▸ PROBLEM DETAILS:
Write out all the lines again, precisely as they stand, but without the images.

▸ DATA:
________________________________________

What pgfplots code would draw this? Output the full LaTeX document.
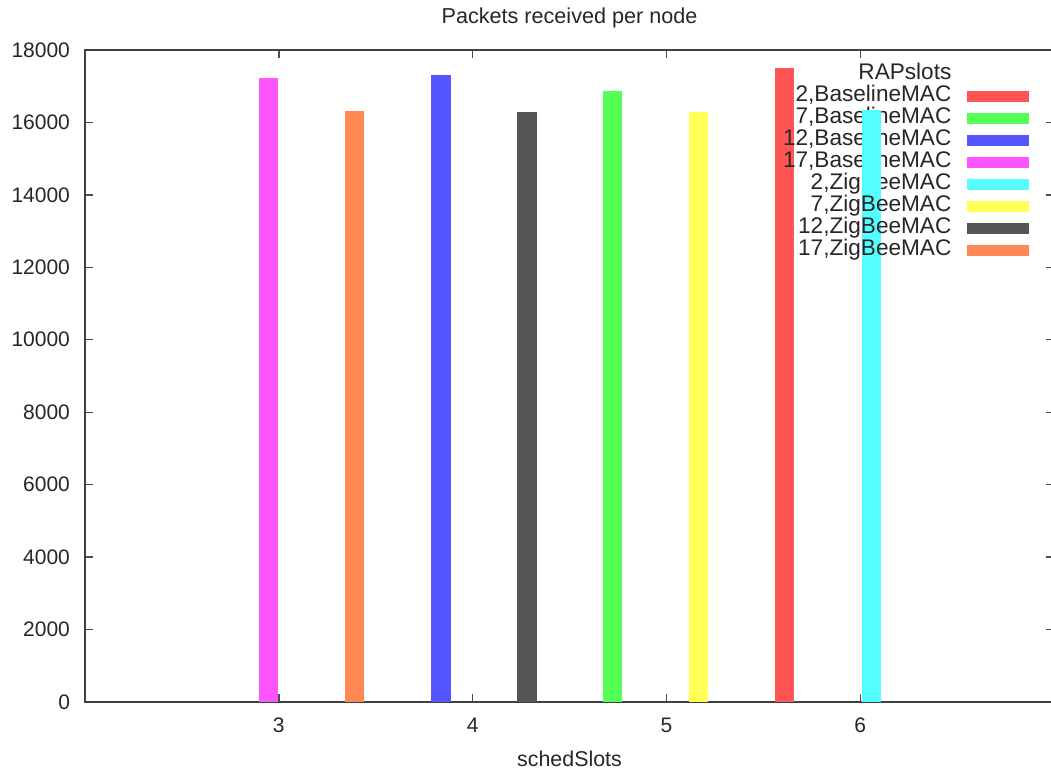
\documentclass[border=0pt]{standalone}
\usepackage{fontspec}
\setmainfont{Liberation Sans}
\usepackage{pgfplots}
\pgfplotsset{compat=1.18}

\definecolor{gpred}{HTML}{FF5555}
\definecolor{gpgreen}{HTML}{55FF55}
\definecolor{gpblue}{HTML}{5555FF}
\definecolor{gpmagenta}{HTML}{FF55FF}
\definecolor{gpcyan}{HTML}{55FFFF}
\definecolor{gpyellow}{HTML}{FFFF55}
\definecolor{gpgray}{HTML}{555555}
\definecolor{gporange}{HTML}{FF8855}

\pgfplotsset{
  gpbar/.style={ybar, bar width=0.1, bar shift=0pt, draw=none, fill=#1},
}

\begin{document}
\begin{tikzpicture}
\begin{axis}[
  name=main,
  scale only axis,
  width=484.5pt, height=326pt,
  xmin=2, xmax=7, ymin=0, ymax=18000,
  xtick={3,4,5,6},
  ytick={0,2000,...,18000},
  scaled y ticks=false,
  /pgf/number format/1000 sep={},
  /pgf/number format/assume math mode=true,
  tick align=inside,
  major tick length=4pt,
  axis line style={black!75, line width=0.9pt},
  tick style={black!70, line width=0.7pt},
  ticklabel style={font=\fontsize{10.5}{12}\selectfont, text=black!85},
  yticklabel style={xshift=-4pt},
  xticklabel style={yshift=-4.5pt},
  title={Packets received per node},
  title style={font=\fontsize{10.8}{12}\selectfont, text=black!85, yshift=1.5pt},
  xlabel={schedSlots},
  xlabel style={font=\fontsize{10.7}{12}\selectfont, text=black!85, yshift=-2pt},
  legend image code/.code={\path[#1] (0pt,-2.75pt) rectangle (31pt,2.75pt);},
  legend plot pos=right,
  legend cell align=right,
  legend style={
    at={(axis cs:6.875,17650)}, anchor=north east,
    draw=none, fill=none, inner sep=0pt,
    column sep=8pt,
    nodes={inner xsep=0pt, inner ysep=0.5pt, text height=7.5pt, text depth=2.5pt,
           font=\fontsize{11.3}{12}\selectfont, text=black!85},
  },
]
\coordinate (tl) at (rel axis cs:0,1);
\coordinate (bl) at (rel axis cs:0,0);
\coordinate (tr) at (rel axis cs:1,1);

\addlegendimage{empty legend}
\addlegendentry{RAPslots}

\addplot[gpbar=gpred]     coordinates {(5.610,17514)};
\addlegendentry{2,BaselineMAC}
\addplot[gpbar=gpgreen]   coordinates {(4.722,16870)};
\addlegendentry{7,BaselineMAC}
\addplot[gpbar=gpblue]    coordinates {(3.837,17312)};
\addlegendentry{12,BaselineMAC}
\addplot[gpbar=gpmagenta] coordinates {(2.947,17220)};
\addlegendentry{17,BaselineMAC}
\addplot[gpbar=gpcyan]    coordinates {(6.057,16345)};
\addlegendentry{2,ZigBeeMAC}
\addplot[gpbar=gpyellow]  coordinates {(5.167,16282)};
\addlegendentry{7,ZigBeeMAC}
\addplot[gpbar=gpgray]    coordinates {(4.281,16298)};
\addlegendentry{12,ZigBeeMAC}
\addplot[gpbar=gporange]  coordinates {(3.390,16317)};
\addlegendentry{17,ZigBeeMAC}
\end{axis}

% cyan bar drawn again over the first legend rows, as in the reference
\begin{axis}[
  at={(tl)}, anchor=north west,
  scale only axis,
  width=484.5pt, height=70.63pt,
  xmin=2, xmax=7, ymin=14100, ymax=18000,
  hide axis,
]
\addplot[gpbar=gpcyan] coordinates {(6.057,16345)};
\end{axis}

\pgfresetboundingbox
\path[use as bounding box] ([xshift=-42.5pt,yshift=-33.5pt]bl) rectangle ([xshift=-1.5pt,yshift=25pt]tr);
\end{tikzpicture}
\end{document}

________________________________________

▸ TASK RESPONSE:
What pgfplots code would draw this? Output the full LaTeX document.
\documentclass[border=0pt]{standalone}
\usepackage{fontspec}
\setmainfont{Liberation Sans}
\usepackage{pgfplots}
\pgfplotsset{compat=1.18}

\definecolor{gpred}{HTML}{FF5555}
\definecolor{gpgreen}{HTML}{55FF55}
\definecolor{gpblue}{HTML}{5555FF}
\definecolor{gpmagenta}{HTML}{FF55FF}
\definecolor{gpcyan}{HTML}{55FFFF}
\definecolor{gpyellow}{HTML}{FFFF55}
\definecolor{gpgray}{HTML}{555555}
\definecolor{gporange}{HTML}{FF8855}

\pgfplotsset{
  gpbar/.style={ybar, bar width=0.1, bar shift=0pt, draw=none, fill=#1},
}

\begin{document}
\begin{tikzpicture}
\begin{axis}[
  name=main,
  scale only axis,
  width=484.5pt, height=326pt,
  xmin=2, xmax=7, ymin=0, ymax=18000,
  xtick={3,4,5,6},
  ytick={0,2000,...,18000},
  scaled y ticks=false,
  /pgf/number format/1000 sep={},
  /pgf/number format/assume math mode=true,
  tick align=inside,
  major tick length=4pt,
  axis line style={black!75, line width=0.9pt},
  tick style={black!70, line width=0.7pt},
  ticklabel style={font=\fontsize{10.5}{12}\selectfont, text=black!85},
  yticklabel style={xshift=-4pt},
  xticklabel style={yshift=-4.5pt},
  title={Packets received per node},
  title style={font=\fontsize{10.8}{12}\selectfont, text=black!85, yshift=1.5pt},
  xlabel={schedSlots},
  xlabel style={font=\fontsize{10.7}{12}\selectfont, text=black!85, yshift=-2pt},
  legend image code/.code={\path[#1] (0pt,-2.75pt) rectangle (31pt,2.75pt);},
  legend plot pos=right,
  legend cell align=right,
  legend style={
    at={(axis cs:6.875,17650)}, anchor=north east,
    draw=none, fill=none, inner sep=0pt,
    column sep=8pt,
    nodes={inner xsep=0pt, inner ysep=0.5pt, text height=7.5pt, text depth=2.5pt,
           font=\fontsize{11.3}{12}\selectfont, text=black!85},
  },
]
\coordinate (tl) at (rel axis cs:0,1);
\coordinate (bl) at (rel axis cs:0,0);
\coordinate (tr) at (rel axis cs:1,1);

\addlegendimage{empty legend}
\addlegendentry{RAPslots}

\addplot[gpbar=gpred]     coordinates {(5.610,17514)};
\addlegendentry{2,BaselineMAC}
\addplot[gpbar=gpgreen]   coordinates {(4.722,16870)};
\addlegendentry{7,BaselineMAC}
\addplot[gpbar=gpblue]    coordinates {(3.837,17312)};
\addlegendentry{12,BaselineMAC}
\addplot[gpbar=gpmagenta] coordinates {(2.947,17220)};
\addlegendentry{17,BaselineMAC}
\addplot[gpbar=gpcyan]    coordinates {(6.057,16345)};
\addlegendentry{2,ZigBeeMAC}
\addplot[gpbar=gpyellow]  coordinates {(5.167,16282)};
\addlegendentry{7,ZigBeeMAC}
\addplot[gpbar=gpgray]    coordinates {(4.281,16298)};
\addlegendentry{12,ZigBeeMAC}
\addplot[gpbar=gporange]  coordinates {(3.390,16317)};
\addlegendentry{17,ZigBeeMAC}
\end{axis}

% cyan bar drawn again over the first legend rows, as in the reference
\begin{axis}[
  at={(tl)}, anchor=north west,
  scale only axis,
  width=484.5pt, height=70.63pt,
  xmin=2, xmax=7, ymin=14100, ymax=18000,
  hide axis,
]
\addplot[gpbar=gpcyan] coordinates {(6.057,16345)};
\end{axis}

\pgfresetboundingbox
\path[use as bounding box] ([xshift=-42.5pt,yshift=-33.5pt]bl) rectangle ([xshift=-1.5pt,yshift=25pt]tr);
\end{tikzpicture}
\end{document}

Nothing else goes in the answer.